Друзья многозначительно переглянулись. Они были уверены, что посол уже забыл о своем обещании, поэтому искренне удивились.
— Полчаса езды отсюда, — прикинул расстояние мушкетер.
— Значит, если нам повезет, потеряем не более двух часов, — помассажировал посол свой гладко выбритый подбородок. Он не признавал ни усов, ни бородки, поэтому лицо его казалось значительно моложе, чем должно было бы выглядеть. Хотя в чертах его уже четко улавливалось степенное нормандское мужество.
— Вы хотите повидаться с издателем Барбеном? — спросил Шевалье.
— У вас больше оснований стремиться к этой встрече, мой секретарь, — улыбнулся де Брежи. — Рукопись все еще с вами?
— Она всегда с ним, — поспешил заверить д'Артаньян. — Шпагу он иногда позволяет себе забывать, но рукопись…
— Я бы не сказал, что она готова быть представленной издателю, — смущенно проговорил Шевалье. — А ведь речь, по-моему, идет именно об этом.

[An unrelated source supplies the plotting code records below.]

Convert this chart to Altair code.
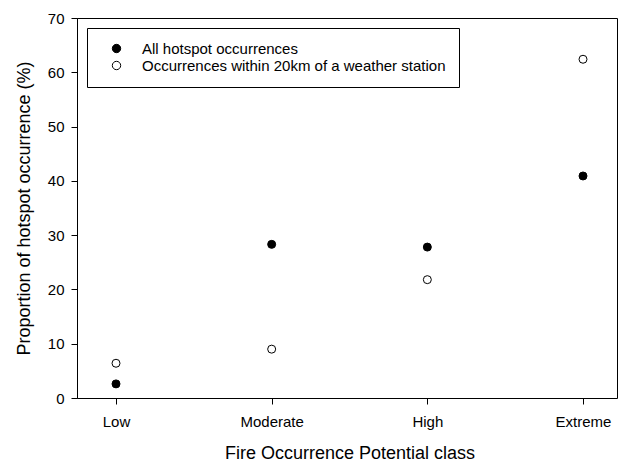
import altair as alt
import pandas as pd

# Fire Occurrence Potential classes and the share of hotspots in each (%)
classes = ["Low", "Moderate", "High", "Extreme"]
all_hotspots = [2.6, 28.3, 27.8, 40.9]
near_station = [6.4, 9.0, 21.8, 62.4]

series_names = [
    "All hotspot occurrences",
    "Occurrences within 20km of a weather station",
]

rows = []
for c, a, n in zip(classes, all_hotspots, near_station):
    rows.append({"cls": c, "value": a, "series": series_names[0]})
    rows.append({"cls": c, "value": n, "series": series_names[1]})
df = pd.DataFrame(rows)

FONT = "Liberation Sans"

chart = (
    alt.Chart(df)
    .mark_point(shape="circle", filled=True, size=64, stroke="black", strokeWidth=1, opacity=1)
    .encode(
        x=alt.X(
            "cls:N",
            sort=classes,
            scale=alt.Scale(type="point", padding=0, range=[39, 506]),
            axis=alt.Axis(
                title="Fire Occurrence Potential class",
                labelAngle=0,
                labelFontSize=15,
                titleFontSize=18,
                labelPadding=10,
                titlePadding=15,
                tickSize=6,
                domainColor="black",
                tickColor="black",
                labelColor="black",
                titleColor="black",
                titleFontWeight="normal",
                grid=False,
            ),
        ),
        y=alt.Y(
            "value:Q",
            scale=alt.Scale(domain=[0, 70], nice=False),
            axis=alt.Axis(
                title="Proportion of hotspot occurrence (%)",
                values=[0, 10, 20, 30, 40, 50, 60, 70],
                labelFontSize=15,
                titleFontSize=18,
                labelPadding=7,
                titlePadding=14,
                tickSize=6,
                domainColor="black",
                tickColor="black",
                labelColor="black",
                titleColor="black",
                titleFontWeight="normal",
                grid=False,
            ),
        ),
        fill=alt.Fill(
            "series:N",
            sort=series_names,
            scale=alt.Scale(domain=series_names, range=["black", "white"]),
            legend=alt.Legend(
                title=None,
                orient="none",
                legendX=10,
                legendY=10,
                direction="vertical",
                strokeColor="black",
                fillColor="white",
                padding=13,
                labelFontSize=15,
                labelColor="black",
                labelLimit=400,
                symbolType="circle",
                symbolSize=70,
                symbolStrokeColor="black",
                symbolStrokeWidth=1,
                symbolOffset=9,
                labelOffset=18,
                rowPadding=1,
            ),
        ),
    )
    .properties(width=540, height=380)
    .configure(font=FONT, padding={"left": 77, "top": 18, "right": 1, "bottom": 65}, autosize=alt.AutoSizeParams(type="none"))
    .configure_view(stroke="black", strokeWidth=1)
)

chart.save("out.html", embed_options={"renderer": "svg", "actions": False})
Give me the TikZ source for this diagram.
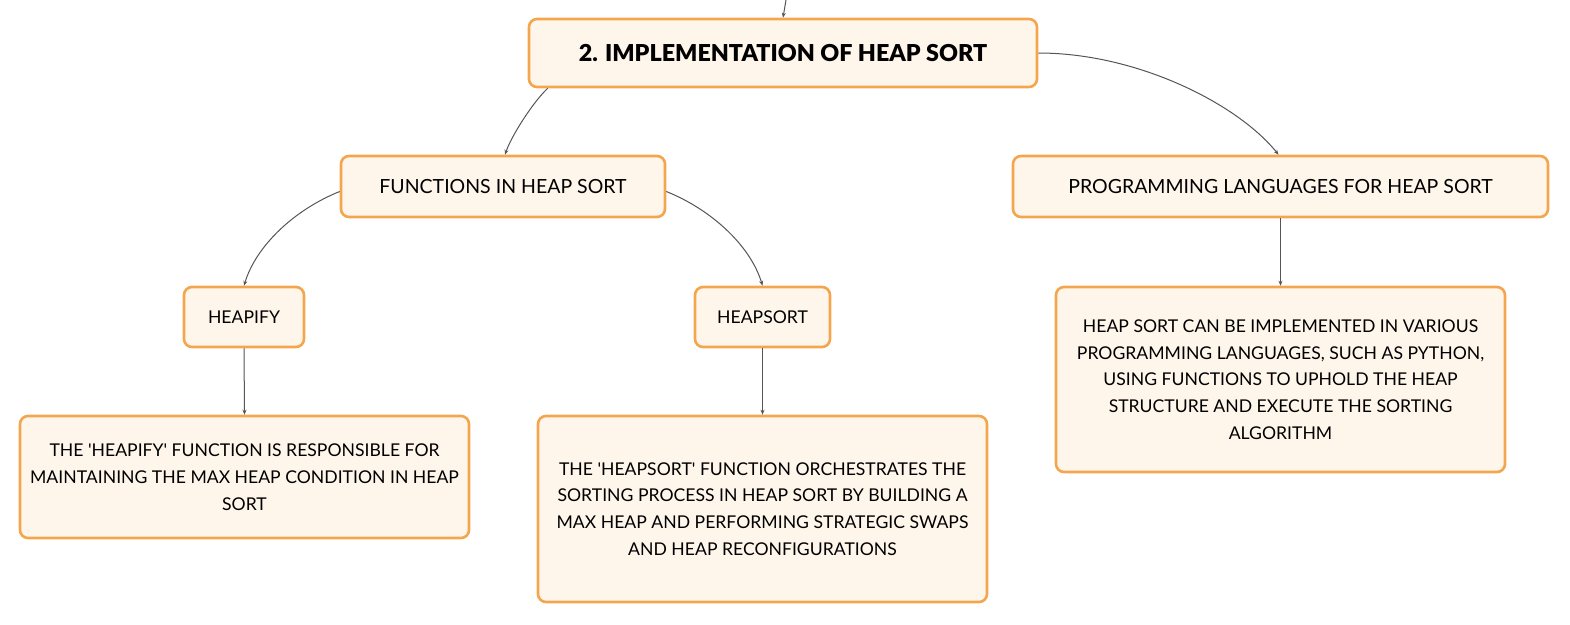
\documentclass[tikz,border=0pt]{standalone}
\usepackage{fontspec}
\setmainfont{Lato}
\newfontfamily\titlefont{Lato Black}
\usetikzlibrary{arrows.meta}
\definecolor{boxfill}{RGB}{254,245,235}
\definecolor{boxline}{RGB}{244,166,78}
\definecolor{conn}{RGB}{85,85,85}
\tikzset{
  card/.style={draw=boxline, line width=2.6pt, fill=boxfill, rounded corners=8pt,
    inner sep=0pt, align=center, font=\fontsize{17.6}{26.7}\selectfont},
  bigcard/.style={card, font=\fontsize{19.5}{24}\selectfont},
  titlecard/.style={card, font=\fontsize{23.3}{27}\selectfont\titlefont},
  link/.style={draw=conn, line width=1pt, -{Stealth[length=5pt,width=4pt]}},
}
\begin{document}
\begin{tikzpicture}[x=1pt,y=-1pt]
\useasboundingbox (0,0) rectangle (1570,624);
\node[titlecard, minimum width=508pt, minimum height=68pt] (title) at (783,53) {2. IMPLEMENTATION OF HEAP SORT};
\node[bigcard, minimum width=324pt, minimum height=61pt] (fun) at (503,186.5) {FUNCTIONS IN HEAP SORT};
\node[bigcard, minimum width=535pt, minimum height=61pt] (prog) at (1280.5,186.5) {PROGRAMMING LANGUAGES FOR HEAP SORT};
\node[card, minimum width=120pt, minimum height=60pt] (hfy) at (244,317) {HEAPIFY};
\node[card, minimum width=135pt, minimum height=60pt] (hst) at (762.5,317) {HEAPSORT};
\node[card, minimum width=449pt, minimum height=122pt] (hfyd) at (244.5,477) {THE \textquotesingle HEAPIFY\textquotesingle{} FUNCTION IS RESPONSIBLE FOR\\MAINTAINING THE MAX HEAP CONDITION IN HEAP\\SORT};
\node[card, minimum width=449pt, minimum height=186pt] (hstd) at (762.5,509) {THE \textquotesingle HEAPSORT\textquotesingle{} FUNCTION ORCHESTRATES THE\\SORTING PROCESS IN HEAP SORT BY BUILDING A\\MAX HEAP AND PERFORMING STRATEGIC SWAPS\\AND HEAP RECONFIGURATIONS};
\node[card, minimum width=449pt, minimum height=185pt] (progd) at (1280.5,379.5) {HEAP SORT CAN BE IMPLEMENTED IN VARIOUS\\PROGRAMMING LANGUAGES, SUCH AS PYTHON,\\USING FUNCTIONS TO UPHOLD THE HEAP\\STRUCTURE AND EXECUTE THE SORTING\\ALGORITHM};
\coordinate (in) at (786,0);
\draw[link] (in) -- (title.north);
\draw[link] ([xshift=20pt]title.south west) .. controls +(-15,14) and +(6,-18) .. ([xshift=2pt]fun.north);
\draw[link] (title.east) .. controls +(100,0) and +(-40,-50) .. ([xshift=-2pt]prog.north);
\draw[link] ([yshift=-5pt]fun.west) .. controls +(-45,18) and +(12,-40) .. (hfy.north);
\draw[link] ([yshift=-5pt]fun.east) .. controls +(45,18) and +(-12,-40) .. (hst.north);
\draw[link] (hfy.south) -- (hfyd.north);
\draw[link] (hst.south) -- (hstd.north);
\draw[link] (prog.south) -- (progd.north);
\end{tikzpicture}
\end{document}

— Что, совсем не готова? — иронично покосился на него посол.
— Я бы не стал утверждать, что совсем, однако…
— Да это он сам не готов предстать перед издателем, — снова вмешался д'Артаньян. — С рукописью у него как раз все в порядке.
— Во всяком случае, она не станет хуже от того, что издатель уже сейчас, хотя бы бегло, просмотрит ее, — добавил де Брежи. — И вообще, что такое два часа, потерянные каким-то там послом в Варшаве, когда речь идет об истории целого народа?
— Это уже исторические два часа, — охотно поддержал его д'Артаньян, решительно сжимая локоть несговорчивого летописца.